* _Problem description_
Everything from the opening line of the records below through the line with "ax.set_yticks([])" must be duplicated exactly, pictures left out.

* _Records for this task_
* START *

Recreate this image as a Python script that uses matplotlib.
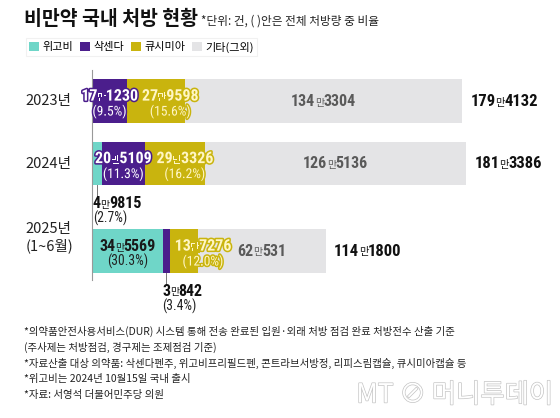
import numpy as np
import matplotlib
matplotlib.use('Agg')
import matplotlib.pyplot as plt
import matplotlib.patheffects as pe
from matplotlib.patches import Patch
from matplotlib.offsetbox import TextArea, HPacker, VPacker, AnnotationBbox
from matplotlib import font_manager

plt.rcParams['font.family'] = ['Noto Sans CJK KR', 'DejaVu Sans']

# data
years = ['2023년', '2024년', '2025년\n(1~6월)']
series = ['위고비', '삭센다', '큐시미아', '기타(그외)']
wegovy = [0, 49815, 345569]
saxenda = [171230, 205109, 30842]
qsymia = [279598, 293326, 137276]
others = [1343304, 1265136, 620531]
totals = [1794132, 1813386, 1141800]
pct_wegovy = [None, '2.7%', '30.3%']
pct_saxenda = ['9.5%', '11.3%', '3.4%']
pct_qsymia = ['15.6%', '16.2%', '12.0%']

colors = ['#6fd6c8', '#4b1e8c', '#c9b40e', '#e4e4e6']

# narrow font for the numbers if there is one
names = {f.name for f in font_manager.fontManager.ttflist}
num_fam = [n for n in ['Liberation Sans Narrow', 'Roboto Condensed', 'Arial Narrow']
           if n in names] + ['Noto Sans CJK KR']

fig = plt.figure(figsize=(5.6, 4.18), dpi=100)
W, H = 560, 418
PX = 4849.0  # values per pixel
ax = fig.add_axes([92 / W, (H - 280) / H, 2.2e6 / PX / W, 210 / H])
ax.set_xlim(0, 2.2e6)
ax.set_ylim(2.864, -0.496)
ypos = np.array([0, 1, 2.4])
bh = 0.7
qsymia_off = [31, 29, 24]   # label offset from segment start, points

data = [wegovy, saxenda, qsymia, others]
pcts = [pct_wegovy, pct_saxenda, pct_qsymia, [None] * 3]
left = np.zeros(3)
for vals, col in zip(data, colors):
    ax.barh(ypos, vals, left=left, height=bh, color=col, linewidth=0)
    left = left + np.array(vals)

for s in ['top', 'right', 'bottom']:
    ax.spines[s].set_visible(False)
ax.spines['left'].set_color('#999999')
ax.spines['left'].set_linewidth(0.8)
ax.set_xticks([])
ax.set_yticks([])


def num_box(value, size, color, weight='bold', effects=None, pct=None,
            pct_color=None, align='center'):
    man, rest = divmod(value, 10000)
    tp = dict(color=color, fontsize=size, fontweight=weight, family=num_fam)
    sp = dict(color=color, fontsize=size * 0.62, fontweight='normal',
              family=['Noto Sans CJK KR'])
    if effects:
        tp['path_effects'] = effects
        sp['path_effects'] = effects
    parts = [TextArea(str(man), textprops=tp), TextArea('만', textprops=sp),
             TextArea(str(rest), textprops=tp)]
    box = HPacker(children=parts, align='baseline', pad=0, sep=-0.3)
    if pct:
        pp = dict(color=pct_color or color, fontsize=size * 0.85, family=num_fam)
        if effects:
            pp['path_effects'] = effects
        box = VPacker(children=[box, TextArea('(' + pct + ')', textprops=pp)],
                      align=align, pad=0, sep=0)
    return box


def place(box, xy, off=(0, 0), align=(0.5, 0.5)):
    ab = AnnotationBbox(box, xy, xybox=off, xycoords='data',
                        boxcoords='offset points', box_alignment=align,
                        frameon=False, pad=0, annotation_clip=False)
    ax.add_artist(ab)


# segment labels
starts = np.zeros(3)
for k, (vals, p) in enumerate(zip(data, pcts)):
    for i in range(3):
        v = vals[i]
        if v == 0:
            continue
        mid = starts[i] + v / 2
        width_px = v / PX
        if width_px < 15:
            # callout below the bar
            ax.plot([mid, mid], [ypos[i] + bh / 2, ypos[i] + bh / 2 + 0.17],
                    color='#777777', lw=0.7, clip_on=False)
            b = num_box(v, 11.5, '#111111', pct=p[i], pct_color='#222222',
                        align='left')
            place(b, (mid, ypos[i] + bh / 2 + 0.17), off=(-3, 0), align=(0, 1))
        elif k == 0:
            b = num_box(v, 11.5, '#1a1a1a', pct=p[i], pct_color='#222222')
            place(b, (mid, ypos[i]), off=(0, -2))
        elif k == 1:
            fx = [pe.withStroke(linewidth=2.2, foreground=colors[1])]
            b = num_box(v, 11.5, 'white', effects=fx, pct=p[i])
            place(b, (mid, ypos[i]), off=(0, -2))
        elif k == 2:
            fx = [pe.withStroke(linewidth=2.2, foreground=colors[2])]
            b = num_box(v, 11.5, '#fff6c4', effects=fx, pct=p[i])
            place(b, (starts[i], ypos[i]), off=(qsymia_off[i], -2))
        else:
            b = num_box(v, 11.5, '#5a5a5a')
            place(b, (mid, ypos[i]))
    starts = starts + np.array(vals)

# totals at bar ends
for i in range(3):
    b = num_box(totals[i], 12, '#111111')
    place(b, (left[i], ypos[i]), off=(6, 0), align=(0, 0.5))

# year labels
year_dy = [0, 0, 10]
for i, lab in enumerate(years):
    ax.annotate(lab, xy=(0, ypos[i]), xytext=(-48, year_dy[i]),
                textcoords='offset points', ha='left', va='center',
                fontsize=10.5, color='#222222', linespacing=1.2)

# title and subtitle
fig.text(24 / W, 1 - 19 / H, '비만약 국내 처방 현황', fontsize=14,
         fontweight='bold', va='center', ha='left', color='#111111')
fig.text(201 / W, 1 - 21 / H, '*단위: 건, ( )안은 전체 처방량 중 비율',
         fontsize=8.4, va='center', ha='left', color='#222222')

# legend
handles = [Patch(facecolor=c, edgecolor='none') for c in colors]
leg = fig.legend(handles, series, ncol=4, loc='center left',
                 bbox_to_anchor=(26 / W, 1 - 47 / H), frameon=True,
                 fancybox=False, edgecolor='#eeeeee', fontsize=8,
                 handlelength=0.9, handleheight=0.9, handletextpad=0.3,
                 columnspacing=0.6, borderpad=0.3, borderaxespad=0)
leg.get_frame().set_linewidth(0.8)

# footnotes
notes = ['*의약품안전사용서비스(DUR) 시스템 통해 전송 완료된 입원·외래 처방 점검 완료 처방전수 산출 기준',
         '(주사제는 처방점검, 경구제는 조제점검 기준)',
         '*자료산출 대상 의약품: 삭센다펜주, 위고비프리필드펜, 콘트라브서방정, 리피스림캡슐, 큐시미아캡슐 등',
         '*위고비는 2024년 10월15일 국내 출시',
         '*자료: 서영석 더불어민주당 의원']
for j, t in enumerate(notes):
    fig.text(24 / W, 1 - (331 + 16 * j) / H, t, fontsize=7.5, va='center',
             ha='left', color='#222222')

# watermark
fig.text(553 / W, 1 - 395 / H, 'MT ⊘ 머니투데이', fontsize=19, va='center',
         ha='right', color='white', fontweight='light',
         path_effects=[pe.withStroke(linewidth=1.0, foreground='#c4c4c4')])

fig.savefig('out.png', dpi=100)
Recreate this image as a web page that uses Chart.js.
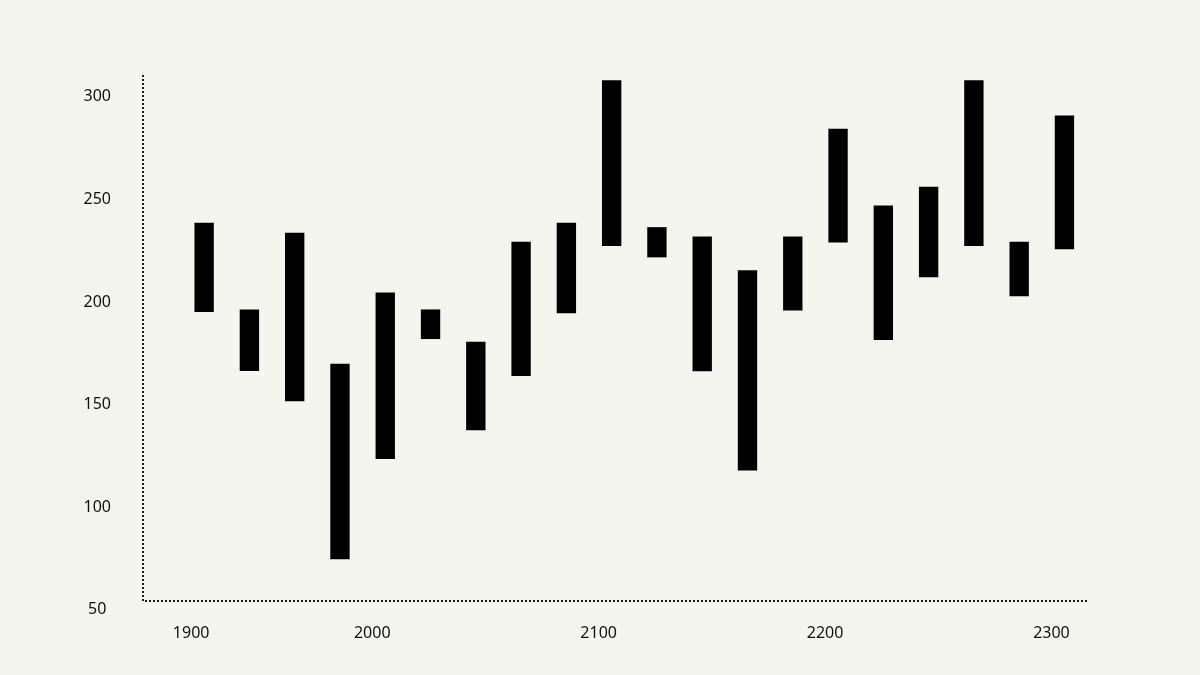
<!DOCTYPE html>
<html>
<head>
<meta charset="utf-8">
<script src="https://cdn.jsdelivr.net/npm/chart.js@4/dist/chart.umd.min.js"></script>
<style>
  html, body { margin: 0; padding: 0; background: #f5f5ef; }
  #wrap { width: 1200px; height: 675px; }
</style>
</head>
<body>
<div id="wrap"><canvas id="chart" width="1200" height="675"></canvas></div>
<script>
// x labels, one slot per bar (blank = no label shown)
const xLabels = ['1900', '', '', '', '2000', '', '', '', '', '2100',
                 '', '', '', '', '2200', '', '', '', '', '2300'];
const lowValues  = [195.3, 166.5, 151.8, 74.8, 123.6, 182.1, 137.6, 164.1, 194.7, 227.4,
                    221.9, 166.4, 118.1, 196.0, 229.1, 181.6, 212.2, 227.4, 202.9, 225.8];
const highValues = [238.5, 196.2, 233.6, 169.8, 204.4, 196.2, 180.5, 229.2, 238.5, 307.9,
                    236.3, 231.7, 215.3, 231.7, 284.2, 246.8, 256.0, 307.9, 229.2, 290.7];
const yTicks = [50, 100, 150, 200, 250, 300];

const points = xLabels.map((_, i) => ({ x: i, y: [lowValues[i], highValues[i]] }));

// border.dash only dashes grid lines, so the dotted axis lines are stroked here
const dottedAxes = {
    id: 'dottedAxes',
    afterDraw(chart) {
        const { ctx, chartArea: a } = chart;
        ctx.save();
        ctx.strokeStyle = '#1a1a1a';
        ctx.lineWidth = 2;
        ctx.setLineDash([2, 2]);
        ctx.beginPath();
        ctx.moveTo(a.left, a.top);
        ctx.lineTo(a.left, a.bottom);
        ctx.lineTo(a.right, a.bottom);
        ctx.stroke();
        ctx.restore();
    }
};

const ctx = document.getElementById('chart').getContext('2d');
new Chart(ctx, {
    type: 'bar',
    data: {
        datasets: [{
            data: points,
            backgroundColor: '#000000',
            borderWidth: 0,
            barThickness: 18.7
        }]
    },
    options: {
        responsive: false,
        animation: false,
        layout: { padding: { top: 75, right: 112, left: 0, bottom: 0 } },
        plugins: {
            legend: { display: false },
            tooltip: { enabled: false }
        },
        scales: {
            x: {
                type: 'linear',
                offset: false,
                min: -1.35,
                max: 19.52,
                grid: { display: false, drawTicks: false },
                border: { display: false },
                afterBuildTicks: (scale) => {
                    scale.ticks = xLabels
                        .map((l, i) => ({ value: i, label: l }))
                        .filter(t => t.label !== '');
                },
                afterFit: (scale) => { scale.height = 74; },
                ticks: {
                    autoSkip: false,
                    maxRotation: 0,
                    padding: 23,
                    labelOffset: -13,
                    color: '#111111',
                    font: { family: 'Noto Sans', size: 16 },
                    callback: (v) => xLabels[v]
                }
            },
            y: {
                min: 54.3,
                max: 310.6,
                grid: { display: false, drawTicks: false },
                border: { display: false },
                afterBuildTicks: (scale) => {
                    scale.ticks = yTicks.map(v => ({ value: v }));
                },
                afterFit: (scale) => { scale.width = 143; },
                ticks: {
                    crossAlign: 'center',
                    padding: 32,
                    color: '#111111',
                    font: { family: 'Noto Sans', size: 16 }
                }
            }
        }
    },
    plugins: [dottedAxes]
});
</script>
</body>
</html>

* END *

* _Exercise response_
Recreate this image as a Python script that uses matplotlib.
import numpy as np
import matplotlib
matplotlib.use('Agg')
import matplotlib.pyplot as plt
import matplotlib.patheffects as pe
from matplotlib.patches import Patch
from matplotlib.offsetbox import TextArea, HPacker, VPacker, AnnotationBbox
from matplotlib import font_manager

plt.rcParams['font.family'] = ['Noto Sans CJK KR', 'DejaVu Sans']

# data
years = ['2023년', '2024년', '2025년\n(1~6월)']
series = ['위고비', '삭센다', '큐시미아', '기타(그외)']
wegovy = [0, 49815, 345569]
saxenda = [171230, 205109, 30842]
qsymia = [279598, 293326, 137276]
others = [1343304, 1265136, 620531]
totals = [1794132, 1813386, 1141800]
pct_wegovy = [None, '2.7%', '30.3%']
pct_saxenda = ['9.5%', '11.3%', '3.4%']
pct_qsymia = ['15.6%', '16.2%', '12.0%']

colors = ['#6fd6c8', '#4b1e8c', '#c9b40e', '#e4e4e6']

# narrow font for the numbers if there is one
names = {f.name for f in font_manager.fontManager.ttflist}
num_fam = [n for n in ['Liberation Sans Narrow', 'Roboto Condensed', 'Arial Narrow']
           if n in names] + ['Noto Sans CJK KR']

fig = plt.figure(figsize=(5.6, 4.18), dpi=100)
W, H = 560, 418
PX = 4849.0  # values per pixel
ax = fig.add_axes([92 / W, (H - 280) / H, 2.2e6 / PX / W, 210 / H])
ax.set_xlim(0, 2.2e6)
ax.set_ylim(2.864, -0.496)
ypos = np.array([0, 1, 2.4])
bh = 0.7
qsymia_off = [31, 29, 24]   # label offset from segment start, points

data = [wegovy, saxenda, qsymia, others]
pcts = [pct_wegovy, pct_saxenda, pct_qsymia, [None] * 3]
left = np.zeros(3)
for vals, col in zip(data, colors):
    ax.barh(ypos, vals, left=left, height=bh, color=col, linewidth=0)
    left = left + np.array(vals)

for s in ['top', 'right', 'bottom']:
    ax.spines[s].set_visible(False)
ax.spines['left'].set_color('#999999')
ax.spines['left'].set_linewidth(0.8)
ax.set_xticks([])
ax.set_yticks([])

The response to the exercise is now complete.